Martedì 16 Luglio 2024
RICCARDO IANNELLO
Cronaca

Omicidio di Sarah Scazzi, zio Miché esce dal carcere. "Mi sentivo più libero in cella"

La quindicenne fu uccisa nel 2010. Misseri ha scontato la pena per soppressione di cadavere. "Sono l’unico responsabile, dovrei rimanere dentro". Per ora non torna nella villetta dell’orrore

Michele Misseri, lo zio di Sarah Scazzi, è tornato libero

Michele Misseri, lo zio di Sarah Scazzi, è tornato libero

Avetrana (Taranto), 11 febbraio 2024 – Si autoaccusa dell’omicidio della nipote quindicenne Sarah Scazzi, ma da oggi libero dopo aver scontato una condanna a otto anni (di cui più di uno condonato) per soppressione di cadavere e inquinamento delle prove. Michele Misseri è uscito alle 7.17 dal carcere di Borgo San Nicola a Lecce, ma per ora non è tornato nella villetta di Avetrana dove fu compiuto il delitto per il quale stanno scontando l’ergastolo a Taranto la moglie, Cosima Serrano, e la figlia, Sabrina. Fino all’ultimo ha continuato a dire di essere l’unico responsabile e che la sua scarcerazione è un’ingiustizia.

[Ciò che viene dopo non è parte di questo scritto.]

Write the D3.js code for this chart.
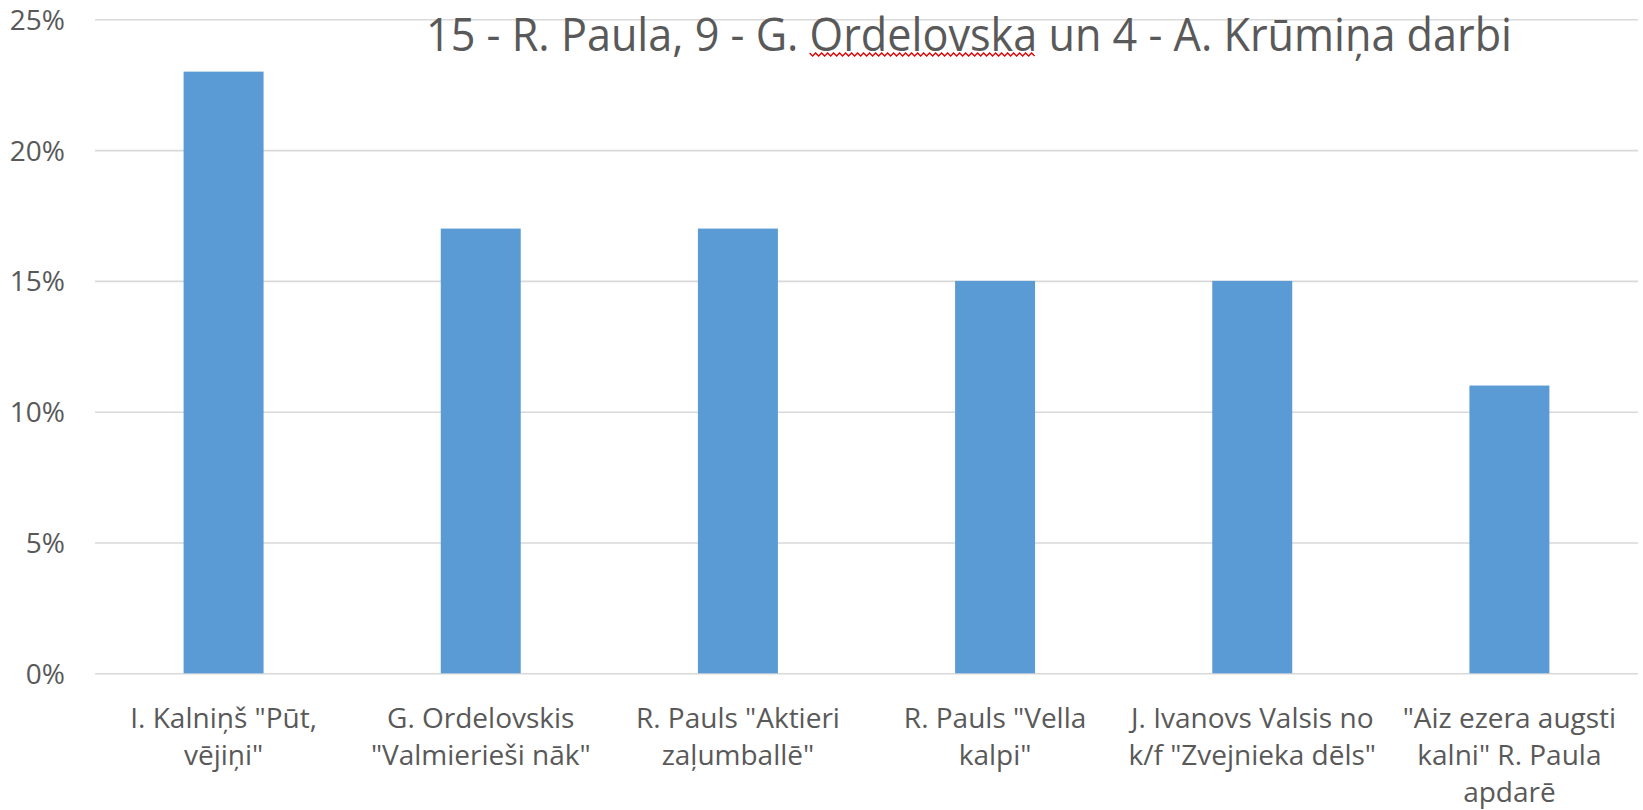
<!DOCTYPE html>
<html>
<head>
<meta charset="utf-8">
<script src="https://cdn.jsdelivr.net/npm/d3@7"></script>
<style>
  html, body { margin: 0; padding: 0; background: #fff; }
  svg { display: block; }
  text { font-family: "Open Sans", "Noto Sans", sans-serif; fill: #595959; }
</style>
</head>
<body>
<svg id="chart" width="1643" height="810"></svg>
<script>
// ---- data ----
const categories = [
  ["I. Kalniņš \"Pūt,", "vējiņi\""],
  ["G. Ordelovskis", "\"Valmierieši nāk\""],
  ["R. Pauls \"Aktieri", "zaļumballē\""],
  ["R. Pauls \"Vella", "kalpi\""],
  ["J. Ivanovs Valsis no", "k/f \"Zvejnieka dēls\""],
  ["\"Aiz ezera augsti", "kalni\" R. Paula", "apdarē"]
];
const values = [0.23, 0.17, 0.17, 0.15, 0.15, 0.11];
const yTicks = [0, 0.05, 0.10, 0.15, 0.20, 0.25];
const titleText = ["15 - R. Paula, 9 - G. ", "Ordelovska", " un 4 - A. Krūmiņa darbi"];

// ---- layout ----
const W = 1643, H = 810;
const plot = { left: 95, right: 1638, top: 19.3, bottom: 673.3 };

const svg = d3.select("#chart");

const x = d3.scaleBand()
  .domain(d3.range(categories.length))
  .range([plot.left, plot.right])
  .paddingInner(0.689)
  .paddingOuter(0.3445);

const y = d3.scaleLinear()
  .domain([0, 0.25])
  .range([plot.bottom, plot.top]);

// gridlines
const yAxis = d3.axisLeft(y)
  .tickValues(yTicks)
  .tickFormat(d3.format(".0%"))
  .tickSize(-(plot.right - plot.left))
  .tickPadding(30);

const gy = svg.append("g")
  .attr("transform", `translate(${plot.left},0)`)
  .call(yAxis);
gy.select(".domain").remove();
gy.selectAll(".tick line").attr("stroke", "#d9d9d9").attr("stroke-width", 1.6);
gy.selectAll(".tick text")
  .attr("font-size", 28)
  .attr("fill", "#595959")
  .attr("dy", "0.36em")
  .style("font-family", "'Open Sans', 'Noto Sans', sans-serif");

// bars
svg.append("g").selectAll("rect")
  .data(values)
  .join("rect")
  .attr("x", (d, i) => x(i))
  .attr("width", x.bandwidth())
  .attr("y", d => y(d))
  .attr("height", d => y(0) - y(d))
  .attr("fill", "#5b9bd5");

// category labels
const lab = svg.append("g").selectAll("text")
  .data(categories)
  .join("text")
  .attr("text-anchor", "middle")
  .attr("font-size", 28)
  .attr("transform", (d, i) => `translate(${x(i) + x.bandwidth() / 2},${plot.bottom + 55})`);
lab.selectAll("tspan")
  .data(d => d)
  .join("tspan")
  .attr("x", 0)
  .attr("y", (d, j) => j * 37)
  .text(d => d);

// title
const title = svg.append("text")
  .attr("x", 969)
  .attr("y", 51)
  .attr("text-anchor", "middle")
  .attr("font-size", 45)
  .attr("textLength", 1086)
  .attr("lengthAdjust", "spacingAndGlyphs");
title.selectAll("tspan")
  .data(titleText)
  .join("tspan")
  .text(d => d);

// spell-check squiggle under "Ordelovska"
const tnode = title.node();
const start = titleText[0].length;
const endIdx = start + titleText[1].length - 1;
const e0 = tnode.getExtentOfChar(start);
const e1 = tnode.getExtentOfChar(endIdx);
const sx0 = e0.x, sx1 = e1.x + e1.width, sy = 54.5;
const pts = [];
for (let k = 0, px = sx0; px <= sx1; px += 3, k++) {
  pts.push([px, sy + (k % 2 ? 1.5 : -1.5)]);
}
svg.append("path")
  .attr("d", d3.line()(pts))
  .attr("fill", "none")
  .attr("stroke", "#e00000")
  .attr("stroke-width", 1.3);
</script>
</body>
</html>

Lo sguardo fisso nel vuoto, i baffetti disegnati con cura, zio Michele era a bordo di una Panda seduto sul sedile del passeggero. Quando il cancello elettronico si è aperto, l’auto ha dovuto fendere la folla di giornalisti e curiosi che la stava attendendo. Per loro zio Michele non ha avuto neppure un gesto, come sono rimasi delusi quelli che lo aspettavano davanti alla casa nel cui garage si è compiuto il delitto; il Comune ha transennato la strada per evitare a distanza di tredici anni il macabro turismo del dolore che si era verificato dopo la tragedia.

Misseri ha affidato un messaggio all’avvocato di fiducia, Luca La Tanza: "Mi sentivo più libero dentro, fuori mi sento invece incarcerato". Il legale ha spiegato che l’uomo, che compirà 70 anni il 22 marzo, "fisicamente sta bene, ma è molto provato a livello psicologico. Per il resto dovrà riprendere una vita tra virgolette normale. Mi ha palesato la volontà per un po’ di giorni di non parlare con nessuno e neppure a me ha detto dove si trova; escludo che neppure domani si rechi in via Deledda".

Sarah Scazzi sparì il 20 agosto 2010. Si pensava a una fuga d’amore o a un rapimento e gli stessi inquirenti cercavano i possibili responsabili nel nucleo familiare. Fu proprio zio Michele a fare ritrovare il corpo dell’adolescente parzialmente bruciato, il 6 ottobre, in un pozzo .

Ha confessato lo strangolamento della nipote in un drammatico interrogatorio notturno, ma poi in un altro confronto ha accusato moglie e figlia adducendo come movente la gelosia di questa verso la cugina a causa di un ragazzo. Ma nel processo in tribunale è tornato ad autoaccusarsi. Il difensore di Sabina, Franco Coppi, dice: "Quando interrogai Misseri ponendogli la cruda domanda se fosse stato lui a uccidere Sarah, la sua risposta positiva era chiaramente quella dell’assassino".

Ma i giudici non gli hanno creduto e la sentenza all’ergastolo per moglie e figlia è diventata definitiva. Anche in una lunga dichiarazione alla Stampa, zio Michele ha ripetuto la versione autoaccusatoria: "Ho scritto varie lettere a Cosima e a Sabrina per chiedere loro scusa, ma non mi hanno mai risposto: sono recluse al posto mio".

Alla confessione non crede neppure l’amico d’infanzia Vincenzo Romano, che ieri è passato in via Deledda: "Michele è sempre stato molto buono. Per me non è stato lui, quello che dice non è vero. Sono contento che ritorni in libertà. Gli ho scritto quasi ogni mese, mi ha raccontato la sua vita in cella, che cucinava per gli altri detenuti, che ha studiato falegnameria e ha preso la terza media. Mi chiedeva dei suoi terreni, ma mai una parola su moglie e figlia. Diceva che stava male in carcere, ma ora potrà tornare a lavorare nei campi a cui continua a tenere molto".

Vincenzo è il padre dell’autista della Panda, ma non vuole svelare dove il figlio l’abbia condotto. Quel che è certo è che in via Deledda 22 la cognata di Michele nei giorni scorsi ha portato della biancheria pulita e dei vestiti, e che l’energia elettrica è stata riattaccata. "Lo aspettiamo per una partita a carte", dicono dei concittadini, ma altri con fermezza spiegano: "Per noi quella famiglia è morta".